─── Supplied information
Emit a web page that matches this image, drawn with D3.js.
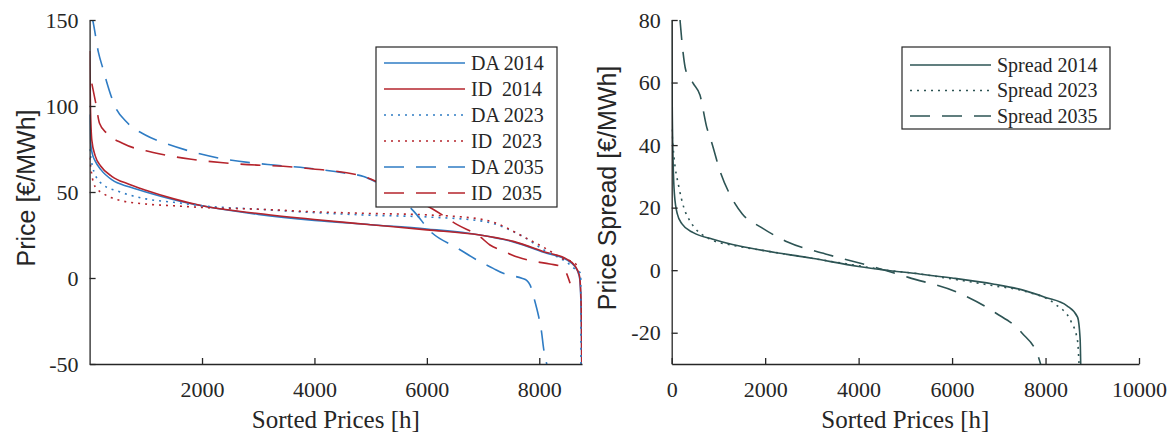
<!DOCTYPE html>
<html>
<head>
<meta charset="utf-8">
<script src="https://cdn.jsdelivr.net/npm/d3@7"></script>
<style>
  body { margin: 0; background: #fff; }
  text { fill: #262626; }
</style>
</head>
<body>
<svg id="chart" width="1172" height="434"></svg>
<script>
// price duration curves, [sorted hour, €/MWh]
var da2014 = [[0, 95], [20, 78], [50, 72], [100, 68], [200, 63], [400, 57], [700, 53], [1000, 50], [1500, 45.5],
    [2000, 42], [3000, 37], [4000, 33.5], [5000, 31], [6000, 28.5], [6945, 25], [7538, 21], [8132, 14.4],
    [8488, 10.5], [8636, 6.6], [8713, 0.8], [8737, -10], [8750, -30], [8755, -55]];
var id2014 = [[0, 132], [15, 100], [40, 80], [100, 71], [200, 65], [400, 59], [700, 54.5], [1000, 51], [1500, 46],
    [2000, 42], [3000, 37.5], [4000, 34], [5000, 31], [6000, 28], [6945, 25], [7538, 21.3], [8132, 14.8],
    [8488, 11], [8636, 7], [8713, 1.5], [8740, -10], [8752, -30], [8758, -55]];
var da2023 = [[0, 75], [50, 65], [100, 60], [250, 54], [500, 50.5], [1000, 46], [1500, 44], [2000, 42],
    [3000, 40], [4000, 38], [5000, 36.5], [6000, 35.5], [7000, 33], [7716, 24], [8132, 15.3], [8368, 11.5],
    [8516, 8.5], [8680, 4], [8737, 2.7], [8740, -20], [8742, -55]];
var id2023 = [[0, 70], [50, 58], [100, 53], [250, 49], [500, 45.5], [1000, 43], [1500, 42], [2000, 41],
    [3000, 40], [4000, 38.5], [5000, 37.5], [6000, 36.7], [7000, 34], [7835, 22], [8160, 16.3], [8396, 11.5],
    [8636, 8.5], [8700, 6]];
var da2035 = [[40, 152], [55, 150], [155, 131.5], [244, 121], [304, 114], [450, 100], [650, 91], [1000, 83],
    [1330, 78.5], [1810, 73.5], [2420, 69], [3170, 66], [3850, 64], [4530, 61], [4875, 59], [5080, 56],
    [5400, 50], [5760, 39], [6100, 26], [6510, 18], [6945, 9.5], [7180, 5.6], [7360, 2.7], [7690, -0.2],
    [7780, -1.5], [7835, -4], [7924, -13.8], [7983, -21.5], [8043, -32], [8073, -40], [8132, -50], [8150, -53]];
var id2035 = [[40, 113], [108, 102], [176, 90], [310, 84], [585, 78.3], [1130, 73], [1810, 69], [2490, 66.7],
    [3850, 63.8], [4875, 59], [5146, 55.5], [5760, 46], [6110, 40], [6540, 31], [6945, 24], [7123, 19.2],
    [7330, 16], [7626, 12], [7865, 10], [8190, 8.1], [8400, 6.6], [8480, 3], [8548, -3]];

// intraday minus day-ahead spread, [sorted hour, €/MWh]
var spread2014 = [[0, 80], [10, 55], [30, 35], [60, 24], [120, 18], [220, 14.8], [460, 12], [865, 10],
    [1300, 8.2], [2000, 6.2], [3000, 3.8], [4000, 1.2], [4600, 0], [5300, -1.2], [6000, -2.5], [6900, -4.5],
    [7500, -6.3], [8000, -8.7], [8460, -11.4], [8685, -15], [8740, -22], [8755, -32]];
var spread2023 = [[0, 45], [50, 36], [155, 26.5], [260, 20], [380, 16], [865, 9.6], [1300, 8], [2000, 6.2],
    [3000, 3.8], [4000, 1.4], [4600, 0], [5300, -1.2], [6000, -2.8], [6900, -5], [7570, -6.8], [8220, -11],
    [8540, -16.2], [8685, -22.6], [8722, -32]];
var spread2035 = [[178, 80], [240, 70], [300, 64], [462, 59.7], [605, 56], [745, 46], [862, 40.5], [1027, 32],
    [1270, 23.5], [1511, 18], [1915, 13.7], [2480, 9], [3290, 5.2], [4340, 1], [5065, -2.3], [6116, -7.1],
    [6925, -13.6], [7490, -20], [7853, -28], [7930, -32]];

var priceTicksX = [2000, 4000, 6000, 8000];
var priceTicksY = [-50, 0, 50, 100, 150];
var spreadTicksX = [0, 2000, 4000, 6000, 8000, 10000];
var spreadTicksY = [-20, 0, 20, 40, 60, 80];

var blue = "#2f7cc4", red = "#b5242c", teal = "#2d5454";
var dashStyle = "20,12", dotStyle = "2,5";

var priceSeries = [
    { name: "DA 2014", data: da2014, color: blue, dash: null },
    { name: "ID  2014", data: id2014, color: red, dash: null },
    { name: "DA 2023", data: da2023, color: blue, dash: dotStyle },
    { name: "ID  2023", data: id2023, color: red, dash: dotStyle },
    { name: "DA 2035", data: da2035, color: blue, dash: dashStyle },
    { name: "ID  2035", data: id2035, color: red, dash: dashStyle }
];
var spreadSeries = [
    { name: "Spread 2014", data: spread2014, color: teal, dash: null },
    { name: "Spread 2023", data: spread2023, color: teal, dash: dotStyle },
    { name: "Spread 2035", data: spread2035, color: teal, dash: dashStyle }
];

var svg = d3.select("#chart");
var serif = "'Liberation Serif', 'Times New Roman', serif";
var sans = "'Liberation Sans', Arial, sans-serif";
var plain = d => String(d); // hyphen minus, no thousands comma

function drawPanel(opt) {
    var x = d3.scaleLinear().domain(opt.xDomain).range([opt.left, opt.right]);
    var y = d3.scaleLinear().domain(opt.yDomain).range([opt.bottom, opt.top]);
    var g = svg.append("g");

    g.append("clipPath").attr("id", opt.id + "-clip")
        .append("rect")
        .attr("x", opt.left).attr("y", opt.top)
        .attr("width", opt.right - opt.left).attr("height", opt.bottom - opt.top);

    var line = d3.line()
        .x(d => x(d[0]))
        .y(d => y(d[1]))
        .curve(d3.curveMonotoneX);

    g.append("g").attr("clip-path", "url(#" + opt.id + "-clip)")
        .selectAll("path")
        .data(opt.series)
        .enter().append("path")
        .attr("d", d => line(d.data))
        .attr("fill", "none")
        .attr("stroke", d => d.color)
        .attr("stroke-width", 1.6)
        .attr("stroke-dasharray", d => d.dash);

    var xAxis = g.append("g")
        .attr("transform", "translate(0," + opt.bottom + ")")
        .call(d3.axisBottom(x).tickValues(opt.xTicks).tickFormat(plain)
            .tickSize(-6).tickSizeOuter(0).tickPadding(17));
    var yAxis = g.append("g")
        .attr("transform", "translate(" + opt.left + ",0)")
        .call(d3.axisLeft(y).tickValues(opt.yTicks).tickFormat(plain)
            .tickSize(-6).tickSizeOuter(0).tickPadding(11));

    [xAxis, yAxis].forEach(function (a) {
        a.attr("font-family", serif).attr("font-size", 22);
        a.select(".domain").attr("stroke", "#262626").attr("stroke-width", 1.3);
        a.selectAll(".tick line").attr("stroke", "#262626").attr("stroke-width", 1.3);
        a.selectAll(".tick text").attr("fill", "#262626");
    });

    g.append("text")
        .attr("x", (opt.left + opt.right) / 2).attr("y", 428)
        .attr("text-anchor", "middle")
        .style("font-family", serif).style("font-size", "25px")
        .text("Sorted Prices [h]");

    g.append("text")
        .attr("transform", "translate(" + opt.yLabelX + ",188) rotate(-90)")
        .attr("text-anchor", "middle")
        .style("font-family", sans).style("font-size", "25px")
        .text(opt.yLabel);

    // legend
    var lg = opt.legend;
    g.append("rect")
        .attr("x", lg.x).attr("y", lg.y).attr("width", lg.w).attr("height", lg.h)
        .attr("fill", "#fff").attr("stroke", "#262626").attr("stroke-width", 1.2);
    var rows = g.selectAll(".key").data(opt.series).enter().append("g")
        .attr("transform", (d, i) => "translate(0," + (lg.y + lg.first + i * lg.step) + ")");
    rows.append("line")
        .attr("x1", lg.x + 8).attr("x2", lg.x + 89)
        .attr("stroke", d => d.color).attr("stroke-width", 1.6)
        .attr("stroke-dasharray", d => d.dash);
    rows.append("text")
        .attr("x", lg.x + 95).attr("dy", "0.34em")
        .style("font-family", serif).style("font-size", "20px").style("white-space", "pre")
        .text(d => d.name);
}

drawPanel({
    id: "price", series: priceSeries,
    left: 89.6, right: 582, top: 20, bottom: 364,
    xDomain: [0, 8760], yDomain: [-50, 150],
    xTicks: priceTicksX, yTicks: priceTicksY,
    yLabel: "Price [€/MWh]", yLabelX: 35,
    legend: { x: 376, y: 47, w: 181, h: 160, first: 16, step: 26 }
});

drawPanel({
    id: "spread", series: spreadSeries,
    left: 671.7, right: 1139, top: 20, bottom: 364,
    xDomain: [0, 10000], yDomain: [-30, 80],
    xTicks: spreadTicksX, yTicks: spreadTicksY,
    yLabel: "Price Spread [€/MWh]", yLabelX: 616,
    legend: { x: 902, y: 47, w: 208, h: 82, first: 18, step: 25.5 }
});
</script>
</body>
</html>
──────
**Task goal:**
Reproduce only the lines from the beginning of the data through the line that contains "3], [8548, -3]];", both included, and please drop the pictures.

**Written answer:**
Emit a web page that matches this image, drawn with D3.js.
<!DOCTYPE html>
<html>
<head>
<meta charset="utf-8">
<script src="https://cdn.jsdelivr.net/npm/d3@7"></script>
<style>
  body { margin: 0; background: #fff; }
  text { fill: #262626; }
</style>
</head>
<body>
<svg id="chart" width="1172" height="434"></svg>
<script>
// price duration curves, [sorted hour, €/MWh]
var da2014 = [[0, 95], [20, 78], [50, 72], [100, 68], [200, 63], [400, 57], [700, 53], [1000, 50], [1500, 45.5],
    [2000, 42], [3000, 37], [4000, 33.5], [5000, 31], [6000, 28.5], [6945, 25], [7538, 21], [8132, 14.4],
    [8488, 10.5], [8636, 6.6], [8713, 0.8], [8737, -10], [8750, -30], [8755, -55]];
var id2014 = [[0, 132], [15, 100], [40, 80], [100, 71], [200, 65], [400, 59], [700, 54.5], [1000, 51], [1500, 46],
    [2000, 42], [3000, 37.5], [4000, 34], [5000, 31], [6000, 28], [6945, 25], [7538, 21.3], [8132, 14.8],
    [8488, 11], [8636, 7], [8713, 1.5], [8740, -10], [8752, -30], [8758, -55]];
var da2023 = [[0, 75], [50, 65], [100, 60], [250, 54], [500, 50.5], [1000, 46], [1500, 44], [2000, 42],
    [3000, 40], [4000, 38], [5000, 36.5], [6000, 35.5], [7000, 33], [7716, 24], [8132, 15.3], [8368, 11.5],
    [8516, 8.5], [8680, 4], [8737, 2.7], [8740, -20], [8742, -55]];
var id2023 = [[0, 70], [50, 58], [100, 53], [250, 49], [500, 45.5], [1000, 43], [1500, 42], [2000, 41],
    [3000, 40], [4000, 38.5], [5000, 37.5], [6000, 36.7], [7000, 34], [7835, 22], [8160, 16.3], [8396, 11.5],
    [8636, 8.5], [8700, 6]];
var da2035 = [[40, 152], [55, 150], [155, 131.5], [244, 121], [304, 114], [450, 100], [650, 91], [1000, 83],
    [1330, 78.5], [1810, 73.5], [2420, 69], [3170, 66], [3850, 64], [4530, 61], [4875, 59], [5080, 56],
    [5400, 50], [5760, 39], [6100, 26], [6510, 18], [6945, 9.5], [7180, 5.6], [7360, 2.7], [7690, -0.2],
    [7780, -1.5], [7835, -4], [7924, -13.8], [7983, -21.5], [8043, -32], [8073, -40], [8132, -50], [8150, -53]];
var id2035 = [[40, 113], [108, 102], [176, 90], [310, 84], [585, 78.3], [1130, 73], [1810, 69], [2490, 66.7],
    [3850, 63.8], [4875, 59], [5146, 55.5], [5760, 46], [6110, 40], [6540, 31], [6945, 24], [7123, 19.2],
    [7330, 16], [7626, 12], [7865, 10], [8190, 8.1], [8400, 6.6], [8480, 3], [8548, -3]];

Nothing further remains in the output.